The theist says an eternal, all-powerful, all-loving, all-good supernatural God exists, who created the universe for us, who (eventually) rewards good and punishes evil, who gave us an eternal soul, who dwells in a place where good people go after death, who created the place where evil people go.
The atheist finds no evidence of the supernatural, and says we live in a universe largely hostile to human life and apparently indifferent to our moral virtues or failings, that when we die our body decomposes and returns to the earth from whence it came, that we cease to exist, and nothing of us remains except memories in the minds of those who knew us.
The theist’s worldview satisfies the heart, which seeks the emotional assurance of a powerful Person who loves us and protects us, of eventual justice for the good that goes unrewarded and the evils that go unpunished, of the prospect of a wonderful, eternal life.

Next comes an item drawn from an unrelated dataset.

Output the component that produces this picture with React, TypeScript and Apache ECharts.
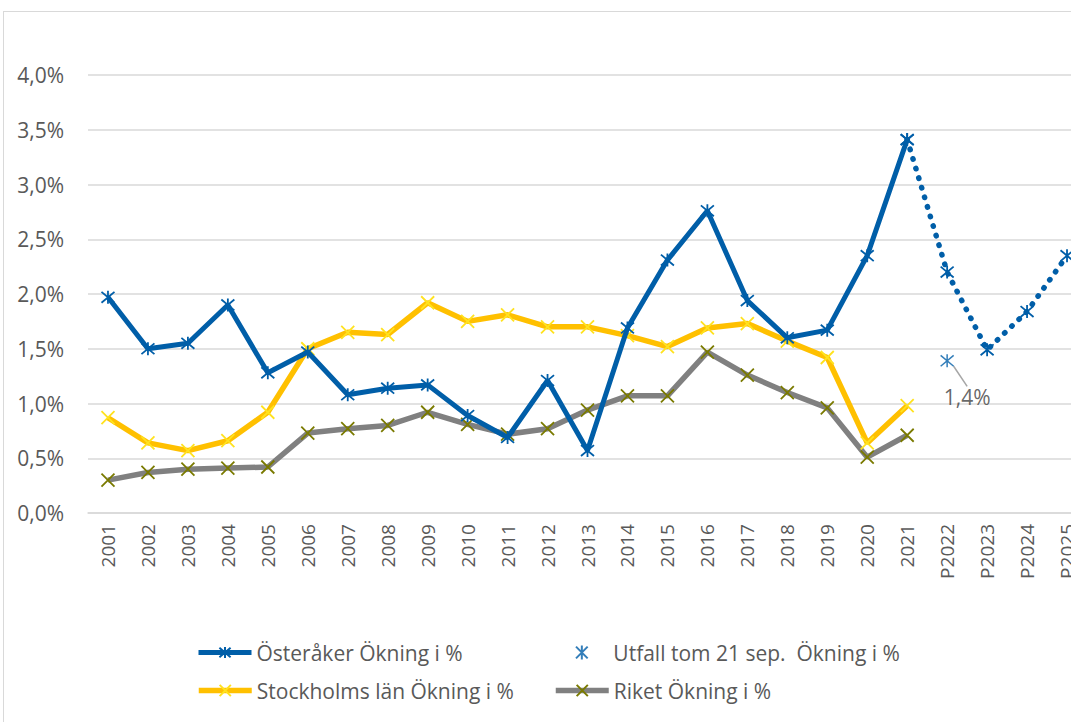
import React, { useEffect, useRef } from "react";
import * as echarts from "echarts";

const categories = [
  "2001", "2002", "2003", "2004", "2005", "2006", "2007", "2008", "2009", "2010",
  "2011", "2012", "2013", "2014", "2015", "2016", "2017", "2018", "2019", "2020",
  "2021", "P2022", "P2023", "P2024", "P2025",
];

const osterakerValues = [
  1.97, 1.5, 1.55, 1.9, 1.28, 1.47, 1.08, 1.14, 1.17, 0.89,
  0.69, 1.21, 0.57, 1.69, 2.31, 2.76, 1.94, 1.6, 1.67, 2.35, 3.41,
];
// Prognosis from 2021 (index 20) to P2025
const prognosValues = [3.41, 2.2, 1.49, 1.84, 2.35];
const utfallCategory = "P2022";
const utfallValue = 1.39;
const stockholmValues = [
  0.87, 0.64, 0.57, 0.66, 0.92, 1.5, 1.65, 1.63, 1.92, 1.75,
  1.81, 1.7, 1.7, 1.62, 1.52, 1.69, 1.73, 1.57, 1.42, 0.64, 0.98,
];
const riketValues = [
  0.3, 0.37, 0.4, 0.41, 0.42, 0.73, 0.77, 0.8, 0.92, 0.81,
  0.72, 0.77, 0.94, 1.07, 1.07, 1.47, 1.26, 1.1, 0.96, 0.51, 0.71,
];
const yTicks = { min: 0, max: 4, interval: 0.5 };

const S_OST = "Österåker Ökning i %";
const S_UTF = "Utfall tom 21 sep.  Ökning i %";
const S_STO = "Stockholms län Ökning i %";
const S_RIK = "Riket Ökning i %";

const STAR = "path://M0,0L10,10M10,0L0,10M5,-1L5,11";
const CROSS = "path://M0,0L10,10M10,0L0,10";

const BLUE = "#005EA8";
const YELLOW = "#FFC000";
const YELLOW_MK = "#FFE21F";
const GRAY = "#808080";
const OLIVE = "#7A7A00";
const TEXT = "#595959";
const FONT = "'Open Sans', Lato, sans-serif";

function fmt(v: number) {
  return v.toFixed(1).replace(".", ",") + "%";
}

export default function App() {
  const ref = useRef<HTMLDivElement>(null);
  useEffect(() => {
    if (!ref.current) return;
    const chart = echarts.init(ref.current, null, { renderer: "svg" });
    const prognosData = categories.map((_, i) =>
      i >= 20 ? prognosValues[i - 20] : null
    );
    const utfIdx = categories.indexOf(utfallCategory);
    const legendBase = {
      itemWidth: 53,
      itemHeight: 14,
      padding: 0,
      textStyle: { color: TEXT, fontSize: 21, fontFamily: FONT },
      lineStyle: { width: "inherit" },
      selectedMode: false,
    };
    chart.setOption({
      animation: false,
      textStyle: { fontFamily: FONT },
      grid: { left: 84, right: 27, top: 63, height: 438 },
      legend: [
        { ...legendBase, data: [S_OST], left: 192, top: 630 },
        { ...legendBase, data: [S_UTF], left: 571, top: 630 },
        { ...legendBase, data: [S_STO], left: 192, top: 668 },
        { ...legendBase, data: [S_RIK], left: 549, top: 668 },
      ],
      xAxis: {
        type: "category",
        data: categories,
        boundaryGap: true,
        axisLine: { show: true, lineStyle: { color: "#d9d9d9", width: 1.5 } },
        axisTick: { show: false },
        axisLabel: {
          rotate: 90,
          color: TEXT,
          fontSize: 19,
          fontFamily: FONT,
          margin: 11,
          interval: 0,
        },
      },
      yAxis: {
        type: "value",
        min: yTicks.min,
        max: yTicks.max,
        interval: yTicks.interval,
        axisLine: { show: false },
        axisTick: { show: false },
        splitLine: { lineStyle: { color: "#d9d9d9", width: 1.5 } },
        axisLabel: {
          color: TEXT,
          fontSize: 21,
          fontFamily: FONT,
          margin: 24,
          formatter: (v: number) => fmt(v),
        },
      },
      series: [
        {
          name: S_OST,
          type: "line",
          data: osterakerValues,
          symbol: STAR,
          symbolSize: 13,
          showAllSymbol: true,
          lineStyle: { color: BLUE, width: 5 },
          itemStyle: { color: BLUE, borderColor: BLUE, borderWidth: 1.8 },
          z: 4,
        },
        {
          name: "Prognos",
          type: "line",
          data: prognosData,
          symbol: STAR,
          symbolSize: 13,
          lineStyle: { color: BLUE, width: 5.5, type: [0.5, 9.5], cap: "round" },
          itemStyle: { color: BLUE, borderColor: BLUE, borderWidth: 1.8 },
          z: 4,
        },
        {
          name: S_UTF,
          type: "scatter",
          data: categories.map((_, i) => (i === utfIdx ? utfallValue : null)),
          symbol: STAR,
          symbolSize: 13,
          itemStyle: { color: BLUE, borderColor: BLUE, borderWidth: 1.5 },
          label: {
            show: true,
            formatter: (p: any) => fmt(Math.round(p.value * 10) / 10),
            color: "#404040",
            fontSize: 21,
            fontFamily: FONT,
            position: "inside",
          },
          labelLayout: { dx: 20, dy: 36 },
          labelLine: { show: true, lineStyle: { color: "#a6a6a6", width: 1.5 } },
          z: 5,
        },
        {
          name: S_STO,
          type: "line",
          data: stockholmValues,
          symbol: CROSS,
          symbolSize: 13,
          lineStyle: { color: YELLOW, width: 5.5 },
          itemStyle: { color: YELLOW_MK, borderColor: YELLOW_MK, borderWidth: 1.8 },
          z: 3,
        },
        {
          name: S_RIK,
          type: "line",
          data: riketValues,
          symbol: CROSS,
          symbolSize: 13,
          lineStyle: { color: GRAY, width: 5.5 },
          itemStyle: { color: OLIVE, borderColor: OLIVE, borderWidth: 1.8 },
          z: 3,
        },
      ],
    });
    return () => chart.dispose();
  }, []);

  return (
    <div
      style={{
        position: "absolute",
        left: 0,
        top: 0,
        width: 1071,
        height: 722,
        overflow: "hidden",
        background: "#fff",
      }}
    >
      <div
        style={{
          position: "absolute",
          left: 3,
          top: 11,
          width: 1110,
          height: 730,
          border: "1px solid #d9d9d9",
        }}
      >
        <div ref={ref} style={{ width: 1110, height: 730 }} />
      </div>
    </div>
  );
}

The atheist’s worldview satisfies the mind, which conducts a dispassionate, clear-eyed examination of the evidence and reaches obvious conclusions.
We attempt in this book to lay the foundation of a worldview that lies somewhere between the theist and atheist worldviews.
We may imagine our worldview as the balance point of an unstable equilibrium. We learn in physics of stable and unstable equilibria. Bump a ball in stable equilibrium (a ball sitting in a cup, for example) and the ball moves but eventually returns to equilibrium. But disturb a ball in unstable equilibrium (balanced atop a mountain peak, for example) and the ball does not return to its state of equilibrium, but rolls to one side or the other.
By analogy, we picture our worldview as a ball atop a mountain peak; on one side lies theism, on the other, atheism. Thus, our worldview lies between the theist and atheist worldviews, and, to some extent, resolves the theist/atheist dichotomy.